9. Jesus revealed the heart and life toward which the law pointed.

Jesus moved beyond external calculation and revealed mercy, life, purity of heart, and love for God and neighbor. The law's true direction becomes clearer when seen through Him.

10. Micah 6 shows the life God desires.

God is not impressed by religious calculation without justice, mercy, and humility. Micah 6 reminds us that God wants a life that walks humbly with Him, not merely a life that counts religious acts.

11. Young faith may need clear rules.

Early believers often need clear practices and boundaries. Rules can function like training wheels. They are not the final goal, but they can help a young faith gain stability.

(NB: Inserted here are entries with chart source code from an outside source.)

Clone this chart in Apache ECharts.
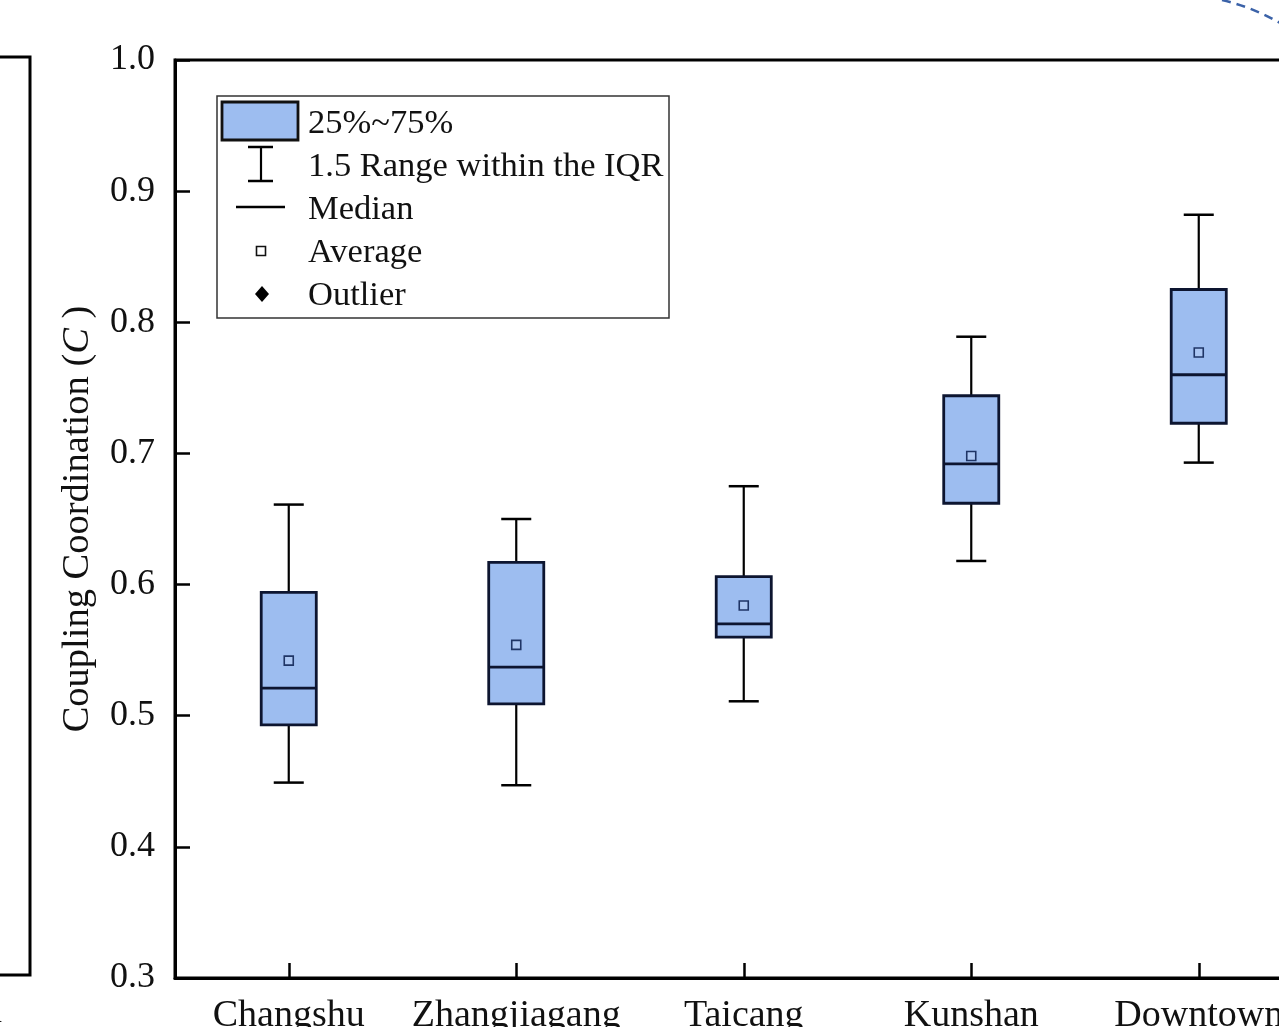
<!DOCTYPE html>
<html>
<head>
<meta charset="utf-8">
<script src="https://cdn.jsdelivr.net/npm/echarts@6/dist/echarts.min.js"></script>
<style>
html,body{margin:0;padding:0;background:#fff;}
#chart{width:1279px;height:1027px;}
</style>
</head>
<body>
<div id="chart"></div>
<script>
// ---- data ----
var categories = ['Changshu', 'Zhangjiagang', 'Taicang', 'Kunshan', 'Downtown'];
var lowerWhisker = [0.449, 0.447, 0.511, 0.618, 0.693];
var q1Values     = [0.493, 0.509, 0.560, 0.662, 0.723];
var medianValues = [0.521, 0.537, 0.570, 0.692, 0.760];
var q3Values     = [0.594, 0.617, 0.606, 0.744, 0.825];
var upperWhisker = [0.661, 0.650, 0.675, 0.789, 0.882];
var meanValues   = [0.542, 0.554, 0.584, 0.698, 0.777];
var yTicks = { min: 0.3, max: 1.0, interval: 0.1 };
var legendLabels = ['25%~75%', '1.5 Range within the IQR', 'Median', 'Average', 'Outlier'];

var BOX_FILL = '#9dbdf0';
var BOX_EDGE = '#0d1530';
var SERIF = "'Liberation Serif', 'DejaVu Serif', serif";

var boxData = categories.map(function (c, i) {
  return [i, lowerWhisker[i], q1Values[i], medianValues[i], q3Values[i], upperWhisker[i], meanValues[i]];
});

function renderBox(params, api) {
  var idx = api.value(0);
  var pLow = api.coord([idx, api.value(1)]);
  var pQ1 = api.coord([idx, api.value(2)]);
  var pMed = api.coord([idx, api.value(3)]);
  var pQ3 = api.coord([idx, api.value(4)]);
  var pHigh = api.coord([idx, api.value(5)]);
  var pMean = api.coord([idx, api.value(6)]);
  var band = api.size([1, 0])[0];
  var bw = band * 0.242;
  var cw = band * 0.132;
  var x = pQ1[0];
  var ms = 9;
  return {
    type: 'group',
    children: [
      { type: 'line', shape: { x1: x, y1: pQ3[1], x2: x, y2: pHigh[1] }, style: { stroke: '#000', lineWidth: 2.2 } },
      { type: 'line', shape: { x1: x, y1: pQ1[1], x2: x, y2: pLow[1] }, style: { stroke: '#000', lineWidth: 2.2 } },
      { type: 'line', shape: { x1: x - cw / 2, y1: pHigh[1], x2: x + cw / 2, y2: pHigh[1] }, style: { stroke: '#000', lineWidth: 2.5 } },
      { type: 'line', shape: { x1: x - cw / 2, y1: pLow[1], x2: x + cw / 2, y2: pLow[1] }, style: { stroke: '#000', lineWidth: 2.5 } },
      { type: 'rect', shape: { x: x - bw / 2, y: pQ3[1], width: bw, height: pQ1[1] - pQ3[1] },
        style: { fill: BOX_FILL, stroke: BOX_EDGE, lineWidth: 2.8 } },
      { type: 'line', shape: { x1: x - bw / 2, y1: pMed[1], x2: x + bw / 2, y2: pMed[1] }, style: { stroke: BOX_EDGE, lineWidth: 2.8 } },
      { type: 'rect', shape: { x: pMean[0] - ms / 2, y: pMean[1] - ms / 2, width: ms, height: ms },
        style: { fill: 'rgba(255,255,255,0.15)', stroke: '#1f3566', lineWidth: 1.6 } }
    ]
  };
}

var chart = echarts.init(document.getElementById('chart'), null, { renderer: 'canvas' });

var rowY = [124, 167, 210, 253, 296];

function legendText(i) {
  return { type: 'text', x: 308, y: rowY[i], style: { text: legendLabels[i], font: '34.5px ' + SERIF, fill: '#111', textVerticalAlign: 'middle' }, z: 11 };
}

var option = {
  backgroundColor: '#fff',
  animation: false,
  grid: { left: 175, top: 60, width: 1137.5, height: 918, outerBoundsMode: 'none', containLabel: false,
    show: true, borderColor: '#000', borderWidth: 3, backgroundColor: 'transparent' },
  xAxis: {
    type: 'category',
    data: categories,
    boundaryGap: true,
    axisLine: { show: true, lineStyle: { color: '#000', width: 3 } },
    axisTick: { show: true, inside: true, alignWithLabel: true, interval: 0, length: 15, lineStyle: { color: '#000', width: 2.5 } },
    axisLabel: { show: true, interval: 0, hideOverlap: false, color: '#111', fontFamily: SERIF, fontSize: 38, margin: 19 },
    splitLine: { show: false }
  },
  yAxis: {
    type: 'value',
    min: yTicks.min, max: yTicks.max, interval: yTicks.interval,
    name: '{a|Coupling Coordination (}{b|C}{a| )}',
    nameLocation: 'middle',
    nameGap: 78,
    nameTextStyle: {
      rich: {
        a: { fontFamily: SERIF, fontSize: 38.5, color: '#111' },
        b: { fontFamily: SERIF, fontSize: 38.5, color: '#111', fontStyle: 'italic' }
      }
    },
    axisLine: { show: true, lineStyle: { color: '#000', width: 3 } },
    axisTick: { show: true, inside: true, length: 15, lineStyle: { color: '#000', width: 2.5 } },
    axisLabel: { color: '#111', fontFamily: SERIF, fontSize: 36, margin: 20,
      formatter: function (v) { return v.toFixed(1); } },
    splitLine: { show: false }
  },
  series: [{
    type: 'custom',
    renderItem: renderBox,
    data: boxData,
    encode: { x: 0, y: [1, 2, 3, 4, 5, 6] },
    z: 5
  }],
  graphic: [
    { type: 'rect', shape: { x: 217, y: 96, width: 452, height: 222 }, style: { fill: '#fff', stroke: '#333', lineWidth: 1.5 }, z: 10 },
    { type: 'rect', shape: { x: 222, y: 102, width: 76, height: 38 }, style: { fill: BOX_FILL, stroke: '#111', lineWidth: 2.8 }, z: 11 },
    { type: 'line', shape: { x1: 261, y1: 147, x2: 261, y2: 181 }, style: { stroke: '#000', lineWidth: 2.2 }, z: 11 },
    { type: 'line', shape: { x1: 248, y1: 147, x2: 273, y2: 147 }, style: { stroke: '#000', lineWidth: 2.5 }, z: 11 },
    { type: 'line', shape: { x1: 248, y1: 181, x2: 273, y2: 181 }, style: { stroke: '#000', lineWidth: 2.5 }, z: 11 },
    { type: 'line', shape: { x1: 236, y1: 207, x2: 285, y2: 207 }, style: { stroke: '#000', lineWidth: 2.5 }, z: 11 },
    { type: 'rect', shape: { x: 256.5, y: 246.5, width: 9, height: 9 }, style: { fill: '#fff', stroke: '#111', lineWidth: 1.6 }, z: 11 },
    { type: 'polygon', shape: { points: [[262, 286], [269, 294], [262, 302], [255, 294]] }, style: { fill: '#000' }, z: 11 },
    legendText(0), legendText(1), legendText(2), legendText(3), legendText(4),
    { type: 'polyline', shape: { points: [[-5, 57], [30, 57], [30, 975], [-5, 975]] }, style: { stroke: '#000', lineWidth: 3, fill: null }, z: 3 },
    { type: 'text', x: -15, y: 1030, style: { text: 'n', font: '34px ' + SERIF, fill: '#111', textVerticalAlign: 'bottom' }, z: 3 },
    { type: 'bezierCurve', shape: { x1: 1222, y1: 0, cpx1: 1256, cpy1: 8, x2: 1285, y2: 26 }, style: { stroke: '#3b62a8', lineWidth: 2.5, fill: null, lineDash: [9, 6] }, z: 3 }
  ]
};
chart.setOption(option);
</script>
</body>
</html>
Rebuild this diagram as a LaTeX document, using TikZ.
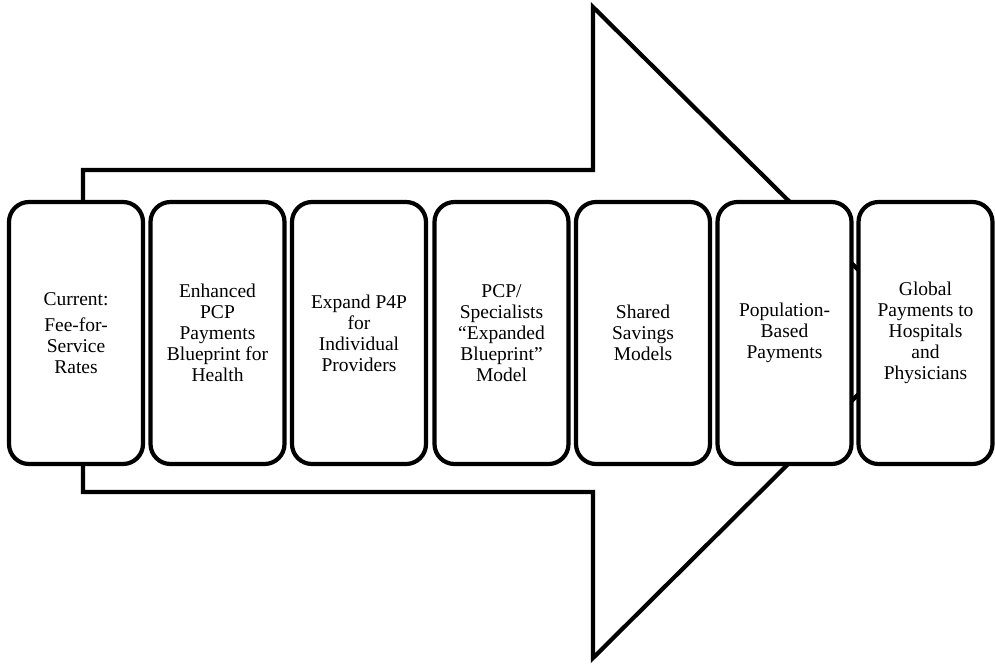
\documentclass[tikz,border=0pt]{standalone}
\usepackage{fontspec}
\setmainfont{Liberation Serif}
\begin{document}
\begin{tikzpicture}[x=1pt,y=-1pt,
  stagebox/.style={draw, line width=4.2pt, rounded corners=20pt, fill=white,
    minimum width=134pt, minimum height=262pt, align=center,
    font=\fontsize{19.5}{21}\selectfont, inner sep=2pt},
  bigarrow/.style={draw, line width=4.2pt, line join=miter}]
\useasboundingbox (0,0) rectangle (995,665);
% big arrow outline
\coordinate (bl) at (83,170);
\coordinate (n1) at (593,170);
\coordinate (n2) at (593,7);
\coordinate (tip) at (921,332);
\coordinate (n3) at (593,658);
\coordinate (n4) at (593,492);
\coordinate (br) at (83,492);
\draw[bigarrow] (bl) -- (n1) -- (n2) -- (tip) -- (n3) -- (n4) -- (br) -- cycle;
% stages
\node[stagebox] (s1) at (76,333) {Current:\\[5pt]Fee-for-\\Service\\Rates};
\node[stagebox] (s2) at (217.5,333) {Enhanced\\PCP\\Payments\\Blueprint for\\Health};
\node[stagebox] (s3) at (359,333) {Expand P4P\\for\\Individual\\Providers};
\node[stagebox] (s4) at (501.5,333) {PCP/\\Specialists\\``Expanded\\Blueprint''\\Model};
\node[stagebox] (s5) at (643,333) {Shared\\Savings\\Models};
\node[stagebox] (s6) at (784.5,333) {Population-\\Based\\Payments};
\node[stagebox] (s7) at (925.5,333) {Global\\Payments to\\Hospitals\\and\\Physicians};
\end{tikzpicture}
\end{document}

12. This does not reject tithing.

New covenant clarity does not mean despising tithing or generosity. It means teaching giving in a way that moves from mere rule-keeping toward trust, worship, responsibility, and love.

13. Mature discipleship moves from rule to heart.

As people grow, discipleship should lead them beyond external compliance into the heart of God. The aim is not only that someone keeps a rule, but that they begin to love what God loves.

14. The widow's offering shows the weight of the heart more than the amount.

Jesus saw more than the size of the gift. He saw the weight of the heart. Mature teaching about giving must care about love, trust, and surrender, not only visible numbers.

15. Deep relationship includes giving and receiving.

A shallow relationship may only calculate duty. A deeper relationship naturally includes giving, receiving, trust, and shared life. Discipleship should lead people into that deeper relationship with God.

16. A discipler must lead people into deeper relationship.

The discipler is not only a rule-explainer. A discipler helps people move from fear and calculation into a deeper relationship with God, where obedience becomes the language of love.

17. Successful discipleship makes people love God more.

The success of discipleship is not that people know more rules. The real fruit is that they love God more deeply, understand the gospel more clearly, and live obedience as a response of love.